September 5th, 2020 - October 20th, 2020


Conceptualized by Vinit Nair

Across the history of visual arts, the depiction of pandemics isn't as frequent or as pronounced as it is in literature. Since the struggles are more internal i.e within the body, elements such as clash of cultures, battles of strengths, victorious and vanquished, are amiss. Or atleast they seemed to be up until this point.

The current global crisis has pronounced the existing, but often brushed under the carpet, deep rooted factions of the haves and the have-nots. Furthermore, these distinctions have been most pronounced in a country like India, where the wealth gap is deafening. Visuals of migrants walking home, being sprayed with disinfectants and chemicals, will hound  generations to come. Sections of media have played an important role in having society acknowledge the crisis from a social and cultural perspective.
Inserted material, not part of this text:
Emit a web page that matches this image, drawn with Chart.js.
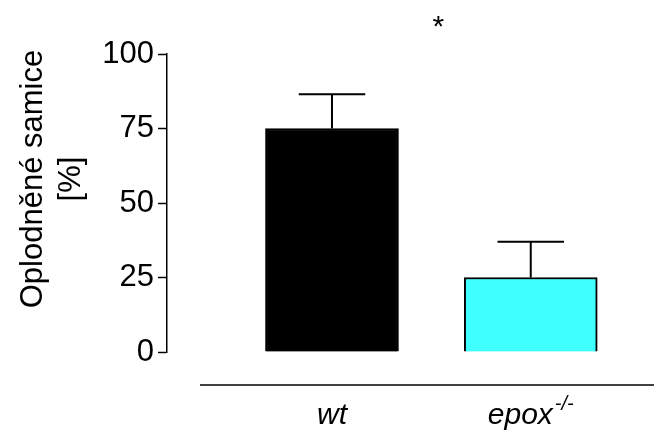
<!DOCTYPE html>
<html>
<head>
<meta charset="utf-8">
<script src="https://cdn.jsdelivr.net/npm/chart.js@4"></script>
<style>
  html, body { margin: 0; padding: 0; background: #fff; }
  #wrap { width: 654px; height: 430px; }
</style>
</head>
<body>
<div id="wrap"><canvas id="c" width="654" height="430"></canvas></div>
<script>
const categories = ['wt', 'epox']
const categorySup = ['', '-/-']
const values = [75, 25]
const errors = [11.5, 12]
const barColors = ['#000000', '#40FFFF']
const yTicks = [0, 25, 50, 75, 100]
const yTitle = ['Oplodněné samice', '[%]']
const significance = '*'

const FONT = "Arial, 'Liberation Sans', sans-serif"

// error bars (SEM), cap is half the bar width
const errorBars = {
    id: 'errorBars',
    afterDatasetsDraw(chart) {
        const ctx = chart.ctx
        const y = chart.scales.y
        const meta = chart.getDatasetMeta(0)
        ctx.save()
        ctx.strokeStyle = '#000'
        ctx.lineWidth = 2
        meta.data.forEach((bar, i) => {
            const top = y.getPixelForValue(values[i] + errors[i])
            const half = bar.width / 4
            ctx.beginPath()
            ctx.moveTo(bar.x, bar.y)
            ctx.lineTo(bar.x, top)
            ctx.moveTo(bar.x - half, top)
            ctx.lineTo(bar.x + half, top)
            ctx.stroke()
        })
        ctx.restore()
    }
}

// detached x axis line, category labels with superscripts, title, asterisk
const decorations = {
    id: 'decorations',
    afterDraw(chart) {
        const ctx = chart.ctx
        const x = chart.scales.x
        const area = chart.chartArea
        ctx.save()

        ctx.strokeStyle = '#000'
        ctx.lineWidth = 1.5
        ctx.beginPath()
        ctx.moveTo(200, area.bottom + 33)
        ctx.lineTo(chart.width, area.bottom + 33)
        ctx.stroke()

        ctx.fillStyle = '#000'
        ctx.textBaseline = 'alphabetic'
        ctx.textAlign = 'left'
        categories.forEach((label, i) => {
            const cx = x.getPixelForValue(i + 1)
            ctx.font = 'italic 30px ' + FONT
            const w1 = ctx.measureText(label).width
            ctx.font = 'italic 20px ' + FONT
            const w2 = categorySup[i] ? ctx.measureText(categorySup[i]).width + 2 : 0
            const start = cx - (w1 + w2) / 2
            ctx.font = 'italic 30px ' + FONT
            ctx.fillText(label, start, area.bottom + 72)
            if (categorySup[i]) {
                ctx.font = 'italic 20px ' + FONT
                ctx.fillText(categorySup[i], start + w1 + 2, area.bottom + 58)
            }
        })

        ctx.font = '30px ' + FONT
        ctx.textAlign = 'center'
        ctx.fillText(significance, x.getPixelForValue(1.5) + 7, 36)

        ctx.font = '31px ' + FONT
        ctx.textBaseline = 'middle'
        const midY = (area.top + area.bottom) / 2 - 24
        const cols = [33, 71]
        yTitle.forEach((line, i) => {
            ctx.save()
            ctx.translate(cols[i], midY)
            ctx.rotate(-Math.PI / 2)
            ctx.fillText(line, 0, 0)
            ctx.restore()
        })
        ctx.restore()
    }
}

new Chart(document.getElementById('c').getContext('2d'), {
    type: 'bar',
    data: {
        labels: categories,
        datasets: [{
            data: values.map((v, i) => ({ x: i + 1, y: v })),
            backgroundColor: barColors,
            borderColor: '#000',
            borderWidth: 2,
            barThickness: 133
        }]
    },
    options: {
        responsive: false,
        devicePixelRatio: 1,
        animation: false,
        layout: { padding: { left: 0, right: 4, top: 54, bottom: 0 } },
        plugins: { legend: { display: false }, tooltip: { enabled: false } },
        scales: {
            x: {
                type: 'linear',
                offset: false,
                min: 0.17,
                max: 2.6,
                grid: { display: false },
                border: { display: false },
                ticks: { display: false },
                afterFit(scale) { scale.height = 78 }
            },
            y: {
                min: 0,
                max: 100,
                afterFit(scale) { scale.width = 167 },
                afterBuildTicks(scale) { scale.ticks = yTicks.map(v => ({ value: v })) },
                border: { display: true, color: '#000', width: 1.5 },
                grid: {
                    drawOnChartArea: false,
                    drawTicks: true,
                    tickLength: 9,
                    tickColor: '#000',
                    tickWidth: 1.5
                },
                ticks: {
                    color: '#000',
                    padding: 4,
                    font: { family: FONT, size: 31 }
                }
            }
        }
    },
    plugins: [errorBars, decorations]
})
</script>
</body>
</html>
The urge of social distancing, and not physical distancing, bring to the fore the dark underbelly of customs of social divide. The act of not touching, the act of refuge, the space of refuge, all open up an urgent need of not just introspection but action.

While the conversations about public spaces are significant in Sarika’s and Alok’s practice, Divya’s practice raises questions through an internalisation of what exists and persists within the private spaces. What comes into the picture frame, mindfully framed, begins a conversation on layered notions of identity.

The artists through their practice, navigate the politics of space, sovereignty, and social contract.